Exercise task :: Return each line of the listing that contains the string "this".

** start Given entries **

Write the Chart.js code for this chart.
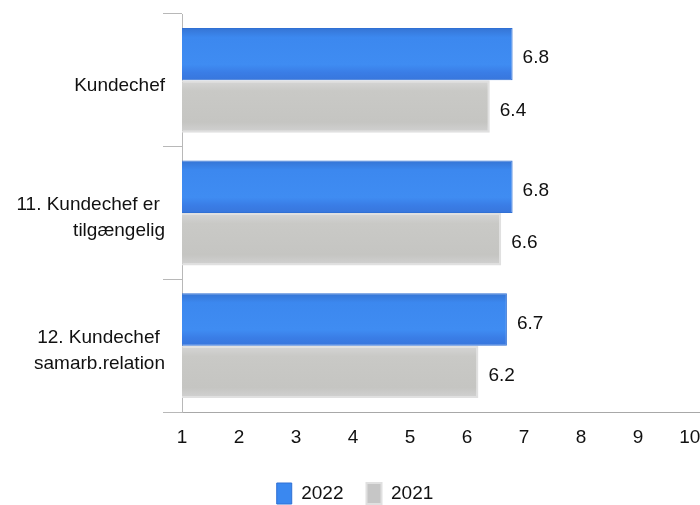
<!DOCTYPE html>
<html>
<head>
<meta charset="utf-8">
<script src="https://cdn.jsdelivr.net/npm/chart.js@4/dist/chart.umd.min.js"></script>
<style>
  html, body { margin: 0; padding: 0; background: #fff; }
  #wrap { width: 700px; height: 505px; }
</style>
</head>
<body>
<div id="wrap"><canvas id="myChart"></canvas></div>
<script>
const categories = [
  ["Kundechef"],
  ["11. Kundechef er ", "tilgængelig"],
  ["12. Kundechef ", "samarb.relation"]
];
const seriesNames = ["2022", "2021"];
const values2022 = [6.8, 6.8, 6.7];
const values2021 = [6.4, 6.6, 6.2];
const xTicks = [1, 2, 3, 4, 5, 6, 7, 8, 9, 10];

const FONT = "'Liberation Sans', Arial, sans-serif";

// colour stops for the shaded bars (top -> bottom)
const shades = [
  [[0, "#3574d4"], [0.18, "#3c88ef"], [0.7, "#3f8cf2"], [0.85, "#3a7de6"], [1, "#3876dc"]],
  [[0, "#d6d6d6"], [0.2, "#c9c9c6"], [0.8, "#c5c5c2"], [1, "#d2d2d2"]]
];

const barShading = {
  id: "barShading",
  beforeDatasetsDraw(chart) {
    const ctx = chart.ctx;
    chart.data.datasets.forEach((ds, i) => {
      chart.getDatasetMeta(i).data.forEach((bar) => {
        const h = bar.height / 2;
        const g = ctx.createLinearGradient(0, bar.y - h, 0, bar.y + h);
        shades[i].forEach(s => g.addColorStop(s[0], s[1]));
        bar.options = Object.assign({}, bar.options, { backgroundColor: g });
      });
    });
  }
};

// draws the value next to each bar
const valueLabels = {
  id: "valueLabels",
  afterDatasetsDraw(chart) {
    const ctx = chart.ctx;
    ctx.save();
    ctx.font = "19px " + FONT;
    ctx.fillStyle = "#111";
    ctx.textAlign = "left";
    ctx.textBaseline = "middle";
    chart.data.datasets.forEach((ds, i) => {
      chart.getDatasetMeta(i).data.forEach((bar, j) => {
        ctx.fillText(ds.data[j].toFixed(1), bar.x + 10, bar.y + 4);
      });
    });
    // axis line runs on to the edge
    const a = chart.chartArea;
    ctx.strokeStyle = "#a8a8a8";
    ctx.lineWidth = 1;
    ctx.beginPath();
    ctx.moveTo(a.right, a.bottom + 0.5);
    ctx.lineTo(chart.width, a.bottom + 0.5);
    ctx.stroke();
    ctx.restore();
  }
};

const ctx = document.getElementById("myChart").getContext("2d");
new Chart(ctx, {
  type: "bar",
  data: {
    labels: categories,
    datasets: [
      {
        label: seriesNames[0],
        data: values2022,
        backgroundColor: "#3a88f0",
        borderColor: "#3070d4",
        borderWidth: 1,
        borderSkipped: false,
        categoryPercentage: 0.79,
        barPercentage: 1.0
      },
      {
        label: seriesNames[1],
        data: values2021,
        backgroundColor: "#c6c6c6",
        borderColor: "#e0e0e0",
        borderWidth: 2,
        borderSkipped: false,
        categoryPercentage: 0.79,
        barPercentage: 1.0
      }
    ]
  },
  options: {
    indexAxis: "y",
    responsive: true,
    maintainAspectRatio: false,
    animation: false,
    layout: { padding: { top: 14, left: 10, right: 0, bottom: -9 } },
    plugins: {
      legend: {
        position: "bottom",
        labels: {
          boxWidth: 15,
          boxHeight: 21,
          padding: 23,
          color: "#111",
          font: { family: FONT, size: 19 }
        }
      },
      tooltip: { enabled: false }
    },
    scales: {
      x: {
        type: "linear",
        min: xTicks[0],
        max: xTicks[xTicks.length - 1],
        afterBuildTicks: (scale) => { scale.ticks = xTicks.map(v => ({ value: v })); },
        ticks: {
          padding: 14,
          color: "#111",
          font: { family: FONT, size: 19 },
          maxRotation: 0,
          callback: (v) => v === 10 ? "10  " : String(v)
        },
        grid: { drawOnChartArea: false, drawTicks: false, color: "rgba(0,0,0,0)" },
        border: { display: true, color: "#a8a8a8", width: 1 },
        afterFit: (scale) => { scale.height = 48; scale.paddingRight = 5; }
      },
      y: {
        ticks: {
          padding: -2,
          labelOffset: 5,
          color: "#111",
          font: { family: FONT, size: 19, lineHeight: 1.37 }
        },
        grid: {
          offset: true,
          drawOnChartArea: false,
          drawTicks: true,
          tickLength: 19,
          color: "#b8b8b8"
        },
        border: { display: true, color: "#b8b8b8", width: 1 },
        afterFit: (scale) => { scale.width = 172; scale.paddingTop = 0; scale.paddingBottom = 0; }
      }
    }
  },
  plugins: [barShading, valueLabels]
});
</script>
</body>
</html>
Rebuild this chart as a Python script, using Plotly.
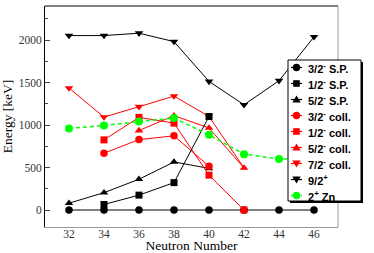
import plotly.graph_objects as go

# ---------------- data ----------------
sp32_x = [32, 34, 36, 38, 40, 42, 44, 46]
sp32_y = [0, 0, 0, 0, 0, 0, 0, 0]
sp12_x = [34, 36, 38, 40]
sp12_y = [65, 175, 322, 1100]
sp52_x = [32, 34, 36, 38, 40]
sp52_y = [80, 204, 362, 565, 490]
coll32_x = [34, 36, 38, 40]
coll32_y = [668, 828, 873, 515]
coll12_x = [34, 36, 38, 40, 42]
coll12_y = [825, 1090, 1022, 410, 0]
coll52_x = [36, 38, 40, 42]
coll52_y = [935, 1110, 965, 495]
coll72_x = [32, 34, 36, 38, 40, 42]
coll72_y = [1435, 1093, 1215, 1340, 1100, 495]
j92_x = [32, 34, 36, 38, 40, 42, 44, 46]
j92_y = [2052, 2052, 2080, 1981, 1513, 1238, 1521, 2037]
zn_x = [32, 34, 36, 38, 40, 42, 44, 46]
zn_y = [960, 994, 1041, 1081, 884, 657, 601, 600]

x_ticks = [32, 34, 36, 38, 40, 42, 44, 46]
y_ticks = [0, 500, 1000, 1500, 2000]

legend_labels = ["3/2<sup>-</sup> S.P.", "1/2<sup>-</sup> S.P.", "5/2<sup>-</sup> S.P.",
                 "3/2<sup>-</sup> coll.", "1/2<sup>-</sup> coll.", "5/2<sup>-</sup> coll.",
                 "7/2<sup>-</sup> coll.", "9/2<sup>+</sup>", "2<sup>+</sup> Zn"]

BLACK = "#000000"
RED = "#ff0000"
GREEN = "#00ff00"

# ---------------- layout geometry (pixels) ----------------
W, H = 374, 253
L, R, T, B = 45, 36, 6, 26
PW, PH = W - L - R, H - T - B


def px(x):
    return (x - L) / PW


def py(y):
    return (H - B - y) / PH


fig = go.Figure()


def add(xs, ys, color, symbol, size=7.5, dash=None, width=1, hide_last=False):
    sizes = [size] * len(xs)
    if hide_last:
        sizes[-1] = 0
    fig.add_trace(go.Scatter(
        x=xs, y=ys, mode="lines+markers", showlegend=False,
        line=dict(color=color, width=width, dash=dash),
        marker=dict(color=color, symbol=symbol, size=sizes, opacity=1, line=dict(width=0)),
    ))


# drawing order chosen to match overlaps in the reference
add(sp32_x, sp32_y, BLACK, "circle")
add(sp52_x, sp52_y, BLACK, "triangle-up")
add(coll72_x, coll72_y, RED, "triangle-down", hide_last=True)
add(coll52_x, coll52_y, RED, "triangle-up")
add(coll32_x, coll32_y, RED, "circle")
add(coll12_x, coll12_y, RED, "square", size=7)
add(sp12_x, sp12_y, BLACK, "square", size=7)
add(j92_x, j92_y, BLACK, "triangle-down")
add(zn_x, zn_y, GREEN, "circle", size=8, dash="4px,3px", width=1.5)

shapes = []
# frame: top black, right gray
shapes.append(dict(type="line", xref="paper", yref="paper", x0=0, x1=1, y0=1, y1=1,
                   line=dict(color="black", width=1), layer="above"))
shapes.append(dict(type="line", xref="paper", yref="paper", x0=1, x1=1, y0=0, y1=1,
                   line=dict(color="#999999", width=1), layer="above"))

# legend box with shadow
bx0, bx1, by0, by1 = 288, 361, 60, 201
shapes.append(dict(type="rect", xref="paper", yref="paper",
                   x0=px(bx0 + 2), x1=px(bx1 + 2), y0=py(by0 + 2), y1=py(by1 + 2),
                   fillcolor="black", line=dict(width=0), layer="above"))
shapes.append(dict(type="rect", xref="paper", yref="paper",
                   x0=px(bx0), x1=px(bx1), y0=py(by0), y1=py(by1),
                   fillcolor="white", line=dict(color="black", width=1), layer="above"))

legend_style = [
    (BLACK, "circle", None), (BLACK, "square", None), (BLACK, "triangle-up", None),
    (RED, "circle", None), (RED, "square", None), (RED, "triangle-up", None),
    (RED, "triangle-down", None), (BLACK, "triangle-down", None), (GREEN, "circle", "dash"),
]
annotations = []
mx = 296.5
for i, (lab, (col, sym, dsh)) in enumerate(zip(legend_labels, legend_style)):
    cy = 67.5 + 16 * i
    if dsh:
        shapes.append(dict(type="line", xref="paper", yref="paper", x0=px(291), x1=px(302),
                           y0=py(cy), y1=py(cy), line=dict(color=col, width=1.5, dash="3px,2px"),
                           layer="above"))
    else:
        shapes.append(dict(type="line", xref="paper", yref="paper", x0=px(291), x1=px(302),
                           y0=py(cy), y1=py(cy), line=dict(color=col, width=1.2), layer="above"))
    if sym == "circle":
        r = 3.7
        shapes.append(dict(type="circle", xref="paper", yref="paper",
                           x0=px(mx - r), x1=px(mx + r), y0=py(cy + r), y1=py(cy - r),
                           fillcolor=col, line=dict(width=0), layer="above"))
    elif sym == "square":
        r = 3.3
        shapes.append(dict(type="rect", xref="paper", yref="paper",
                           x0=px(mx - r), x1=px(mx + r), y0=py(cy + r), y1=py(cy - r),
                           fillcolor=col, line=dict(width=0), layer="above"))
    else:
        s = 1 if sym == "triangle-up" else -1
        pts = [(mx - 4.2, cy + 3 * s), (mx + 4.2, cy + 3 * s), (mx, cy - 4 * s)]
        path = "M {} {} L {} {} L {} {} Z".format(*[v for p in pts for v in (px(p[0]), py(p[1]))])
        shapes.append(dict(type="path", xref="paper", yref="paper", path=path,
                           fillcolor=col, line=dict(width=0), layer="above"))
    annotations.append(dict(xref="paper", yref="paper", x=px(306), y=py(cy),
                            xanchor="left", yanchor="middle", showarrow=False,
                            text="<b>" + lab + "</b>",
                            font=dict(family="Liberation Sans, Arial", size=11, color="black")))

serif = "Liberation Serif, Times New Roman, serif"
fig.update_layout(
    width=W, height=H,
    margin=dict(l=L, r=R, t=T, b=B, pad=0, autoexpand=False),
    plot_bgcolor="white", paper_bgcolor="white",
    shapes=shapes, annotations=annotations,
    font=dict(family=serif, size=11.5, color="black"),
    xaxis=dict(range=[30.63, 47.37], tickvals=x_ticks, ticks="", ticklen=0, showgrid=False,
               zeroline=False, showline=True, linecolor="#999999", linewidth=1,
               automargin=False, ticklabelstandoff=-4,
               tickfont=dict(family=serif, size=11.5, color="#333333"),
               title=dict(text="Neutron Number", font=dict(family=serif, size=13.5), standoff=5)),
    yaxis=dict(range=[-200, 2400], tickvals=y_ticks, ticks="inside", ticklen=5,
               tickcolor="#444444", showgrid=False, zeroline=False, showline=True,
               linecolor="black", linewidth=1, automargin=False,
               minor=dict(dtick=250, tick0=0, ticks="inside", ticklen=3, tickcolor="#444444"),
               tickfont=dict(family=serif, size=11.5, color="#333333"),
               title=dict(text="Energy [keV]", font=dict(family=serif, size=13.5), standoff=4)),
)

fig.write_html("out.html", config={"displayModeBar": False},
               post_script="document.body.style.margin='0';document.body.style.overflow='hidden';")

** end Given entries **

Output below ::
Write the Chart.js code for this chart.
Rebuild this chart as a Python script, using Plotly.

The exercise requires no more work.